MP September 18, 2008 at 10:38 AM  

This is impossible questions to answer. I have the proverbial 2 strikes against me, black and woman, and when I look at life in through the lense of who has it the hardest I start to feel hopeless.

If we look back to the civil rights movement black women supported black me in efforts to be seen as contributing members of society. We support them expecting that they would turn back around and lift us up with them. That didn't happen. Happening simultaneously was the Women's Rights movement. White women reached out to us for a reciprocated support but we were taught that they were not be trusted. We also taught that race came before sex. In the end the hierarchy went something like this, white men, black men, white women, black women.

It doesn't matter how much we progress in terms of race men all throughout history have shown that they are intimidated by women in power and would much rather not see them there.

So who's life sucks most? Black women. In this argument the winners are the losers.

MP September 18, 2008 at 12:53 PM  

i just re-read what i wrote earlier and I HAVE GOT TO START PROOF READING!!!!!!!!

T September 18, 2008 at 2:38 PM  

"Tell your colleague that trying to find such ethical equilibrium lets evildoers off the hook and is a poor substitute for justice."

@ submarine, I love that quote. I wish I'd thought of it first. :)

reflection September 18, 2008 at 3:44 PM  

I agree, well said Submariner. I'm glad we can have such open and candid discussions about these topics of racism and sexism. One positive result of this election, regardless of the outcome, is that it's opening the door for these discussions to be a common day occurence. I personally think this is a great thing.

Shell September 18, 2008 at 5:55 PM  

When we start getting into who has it worst it gets murky. Let's just say that anyone who isn't a white privileged male is shafted in someway.

The Breaking Point September 21, 2008 at 1:31 AM  

It's no one's place to quantify the suffering of another, but what I will say is that if white women have it worse than black men, well, they should just about be on the verge of extinction.

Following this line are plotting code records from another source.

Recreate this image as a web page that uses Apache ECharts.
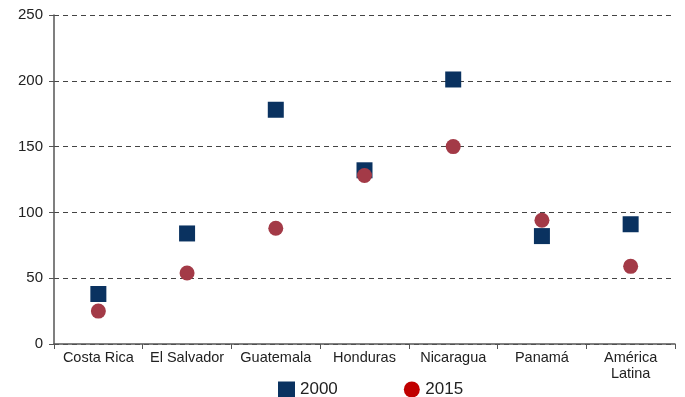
<!DOCTYPE html>
<html>
<head>
<meta charset="utf-8">
<script src="https://cdn.jsdelivr.net/npm/echarts@6/dist/echarts.min.js"></script>
<style>
  html, body { margin: 0; padding: 0; background: #fff; }
  #chart { width: 685px; height: 397px; }
</style>
</head>
<body>
<div id="chart"></div>
<script>
const categories = ['Costa Rica', 'El Salvador', 'Guatemala', 'Honduras', 'Nicaragua', 'Panamá', 'América\nLatina'];
const values2000 = [38, 84, 178, 132, 201, 82, 91];
const values2015 = [25, 54, 88, 128, 150, 94, 59];

const chart = echarts.init(document.getElementById('chart'));
const font = 'Liberation Sans, Arial, sans-serif';

chart.setOption({
  animation: false,
  textStyle: { fontFamily: font },
  grid: { left: 54, right: 10, top: 15, bottom: 53 },
  legend: {
    bottom: -6,
    left: 273,
    itemGap: 66,
    itemWidth: 17,
    itemHeight: 16,
    textStyle: { fontSize: 17, color: '#222', fontFamily: font },
    data: [
      { name: '2000', icon: 'rect', itemStyle: { color: '#0a3260' } },
      { name: '2015', icon: 'circle', itemStyle: { color: '#c00000' } }
    ]
  },
  xAxis: {
    type: 'category',
    data: categories,
    axisLine: { lineStyle: { color: '#555', width: 1.5 } },
    axisTick: { show: true, length: 5, lineStyle: { color: '#555' } },
    axisLabel: { color: '#222', fontSize: 14.5, margin: 6, interval: 0, lineHeight: 16 }
  },
  yAxis: {
    type: 'value',
    min: 0,
    max: 250,
    interval: 50,
    axisLine: { show: true, lineStyle: { color: '#555', width: 1.5 } },
    axisTick: { show: true, length: 5, lineStyle: { color: '#555' } },
    axisLabel: { color: '#222', fontSize: 15, margin: 11 },
    splitLine: { lineStyle: { color: '#444', type: [5, 4], width: 1 } }
  },
  series: [
    {
      name: '2000',
      type: 'scatter',
      symbol: 'rect',
      symbolSize: 16,
      itemStyle: { color: '#0a3260', opacity: 1 },
      data: values2000
    },
    {
      name: '2015',
      type: 'scatter',
      symbol: 'circle',
      symbolSize: 15,
      itemStyle: { color: '#a33a47', opacity: 1 },
      data: values2015
    }
  ]
});
</script>
</body>
</html>
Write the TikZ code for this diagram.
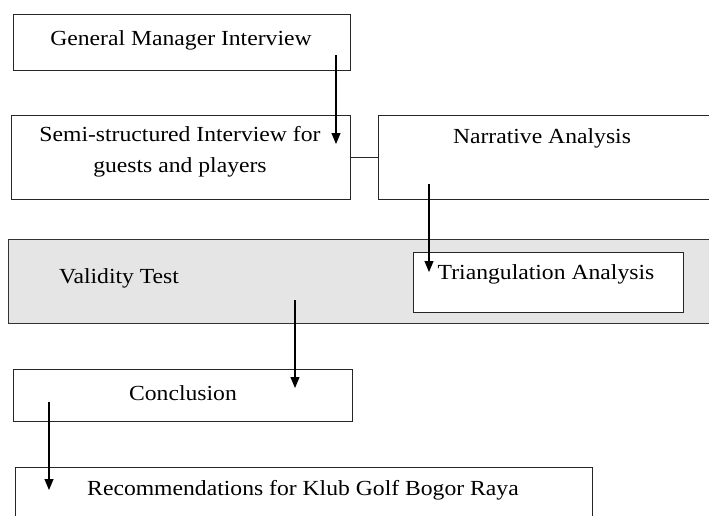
\documentclass[tikz,border=0pt]{standalone}
\usepackage{fontspec}
\setmainfont[FakeStretch=1.1]{Liberation Serif}
\usetikzlibrary{arrows.meta}
\begin{document}
\begin{tikzpicture}[x=1pt,y=-1pt,
  box/.style={draw=black!85, line width=1.2pt, fill=white, inner sep=0pt, anchor=north west},
  band/.style={draw=black!80, line width=1.4pt, fill=black!10, inner sep=0pt, anchor=north west},
  lbl/.style={font=\fontsize{21.5}{31}\selectfont, text=black, inner sep=0pt},
  arr/.style={-{Triangle[length=11pt,width=9pt]}, line width=1.1pt, draw=black},
  link/.style={line width=1.2pt, draw=black!85}]
\clip (0,0) rectangle (709,515);
% boxes
\node[box, minimum width=337pt, minimum height=56pt] (gmbox) at (13,14) {};
\node[lbl] (gm) at (181,40) {General Manager Interview};
\node[box, minimum width=339pt, minimum height=84pt] (semibox) at (11,115) {};
\node[lbl, align=center] (semi) at (180,152) {Semi-structured Interview for\\guests and players};
\node[box, minimum width=340pt, minimum height=84pt] (narbox) at (378,115) {};
\node[lbl] (nar) at (542,138) {Narrative Analysis};
\draw[link] (semibox.east) -- (narbox.west);
\node[band, minimum width=710pt, minimum height=84pt] (band) at (8,239) {};
\node[lbl] (valid) at (119,278) {Validity Test};
\node[box, minimum width=270pt, minimum height=60pt] (tribox) at (413,252) {};
\node[lbl] (tri) at (546,274) {Triangulation Analysis};
\node[box, minimum width=339pt, minimum height=52pt] (conbox) at (13,369) {};
\node[lbl] (con) at (183,393) {Conclusion};
\node[box, minimum width=577pt, minimum height=60pt] (recbox) at (15,467) {};
\node[lbl] (rec) at (303,490) {Recommendations for Klub Golf Bogor Raya};
% arrows
\coordinate (a1s) at (336,55);  \coordinate (a1e) at (336,144);
\coordinate (a2s) at (429,184); \coordinate (a2e) at (429,272);
\coordinate (a3s) at (295,300); \coordinate (a3e) at (295,388);
\coordinate (a4s) at (49,402);  \coordinate (a4e) at (49,490);
\draw[arr] (a1s) -- (a1e);
\draw[arr] (a2s) -- (a2e);
\draw[arr] (a3s) -- (a3e);
\draw[arr] (a4s) -- (a4e);
\end{tikzpicture}
\end{document}
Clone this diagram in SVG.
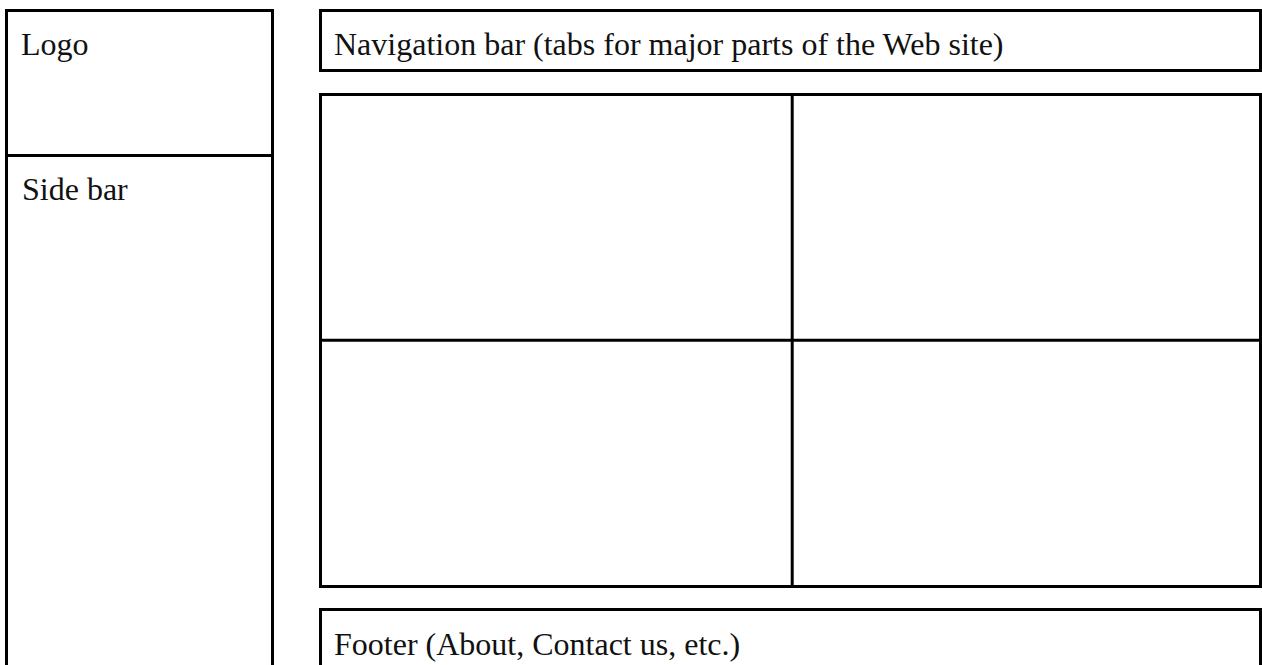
<svg xmlns="http://www.w3.org/2000/svg" width="1262" height="665" viewBox="0 0 1262 665">
  <style>
    .box { fill: none; stroke: #000; stroke-width: 3; stroke-linejoin: miter; stroke-linecap: square; }
    .label { font-family: "Liberation Serif", "Times New Roman", serif; font-size: 32px; fill: #111; }
  </style>
  <rect width="1262" height="665" fill="#fff"/>

  <!-- Left column: logo above the side bar -->
  <g id="logo">
    <path class="box" d="M6.5,666 V10.5 H272.5 V666"/>
    <text class="label" x="21" y="55">Logo</text>
  </g>
  <g id="sidebar">
    <line class="box" x1="6.5" y1="155.5" x2="272.5" y2="155.5"/>
    <text class="label" x="22" y="200">Side bar</text>
  </g>

  <!-- Top navigation -->
  <g id="navbar">
    <rect class="box" x="320.5" y="10.5" width="940" height="60"/>
    <text class="label" x="334" y="55">Navigation bar (tabs for major parts of the Web site)</text>
  </g>

  <!-- Content area split into four panels -->
  <g id="content">
    <rect class="box" x="320.5" y="94.5" width="940" height="492"/>
    <line class="box" x1="792.2" y1="94.5" x2="792.2" y2="586.5"/>
    <line class="box" x1="320.5" y1="340.2" x2="1260.5" y2="340.2"/>
  </g>

  <!-- Footer, running off the bottom edge -->
  <g id="footer">
    <path class="box" d="M320.5,666 V609.5 H1260.5 V666"/>
    <text class="label" x="334" y="655">Footer (About, Contact us, etc.)</text>
  </g>

  <g id="connectors"/>
</svg>
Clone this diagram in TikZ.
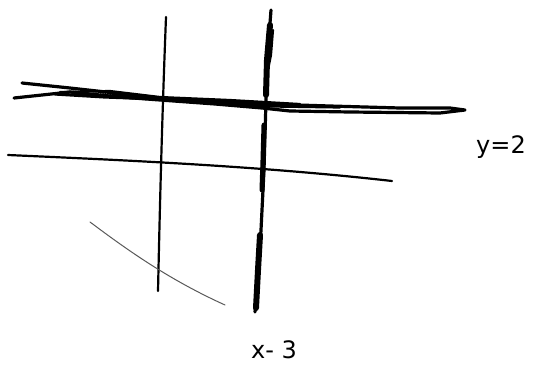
\documentclass[tikz,border=0pt]{standalone}
\usepackage{fontspec}
\setmainfont{DejaVu Sans}
\begin{document}
\begin{tikzpicture}[x=1pt,y=-1pt,line cap=round,line join=round,
  pen/.style={draw=black,line width=2.2},
  heavy/.style={draw=black,line width=3.2},
  lbl/.style={font=\fontsize{24}{24}\selectfont,inner sep=0pt}]
\useasboundingbox (0,0) rectangle (535,367);
% left vertical line
\draw[pen] (166,17) .. controls (162,120) and (160,200) .. (158,291);
% lower horizontal line
\draw[pen] (8,155) .. controls (120,160) and (260,166) .. (392,181);
% faint curve
\draw[draw=black!65,line width=1] (90,222) .. controls (130,252) and (170,280) .. (225,305);
% thick horizontal scribble
\draw[heavy] (22,83) -- (70,88) -- (115,93) -- (160,98) -- (215,101) -- (265,104) -- (330,106) -- (400,108) -- (450,108) -- (465,110) -- (440,113) -- (350,112) -- (290,111) -- (262,108) -- (215,104) -- (160,100) -- (120,97) -- (100,95) -- (70,92) -- (14,98);
\draw[heavy] (55,94) -- (105,97) -- (160,99) -- (210,102) -- (270,106) -- (340,107);
\draw[pen] (60,92) -- (110,91) -- (160,97) -- (230,100) -- (300,104);
% thick vertical scribble
\draw[heavy] (271,10) -- (268,50) -- (266,100) -- (264,170) -- (261,230) -- (258,280) -- (255,312);
\draw[line width=6] (270,25) -- (267,60) -- (266,95);
\draw[line width=5] (264,125) -- (263,160) -- (262,190);
\draw[line width=6] (260,235) -- (258,270) -- (256,308);
\draw[pen] (273,30) -- (271,55) -- (266,80);
% labels
\node[lbl] (y) at (501,147) {y=2};
\node[lbl] (x) at (274,350) {x- 3};
\end{tikzpicture}
\end{document}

charlese September 22, 2008 at 8:45 AM  

I don't think anyone wins when we play the my-pain-is-worse-than-your-pain game. I do, however, find it interesting that when there are discussions in the black community about sexism, it is seen largely as a white woman's problem and that problem is largely summed up as pay inequality. Pay inequality is only the tip of the iceberg. To me the relentless objectification of women is a problem that infests our everyday lives to the point that we don't even really recognize it for what it is. If you don't believe me check out the R Kelly post. Or better yet, click on BET. Unfortunately, as a black woman, I have experienced far more sexism from men, women, white AND black alike. Come to think of it, I get more overt discrimination from the people who can afford to dish it out the least -- black men and white women. But I digress...

This question is as old as this country. To some extent, it's irrelevant. Both sexism and racism are equally abhorrent and both serve their intended, mutual purpose -- to distract us from those who benefit from their existence.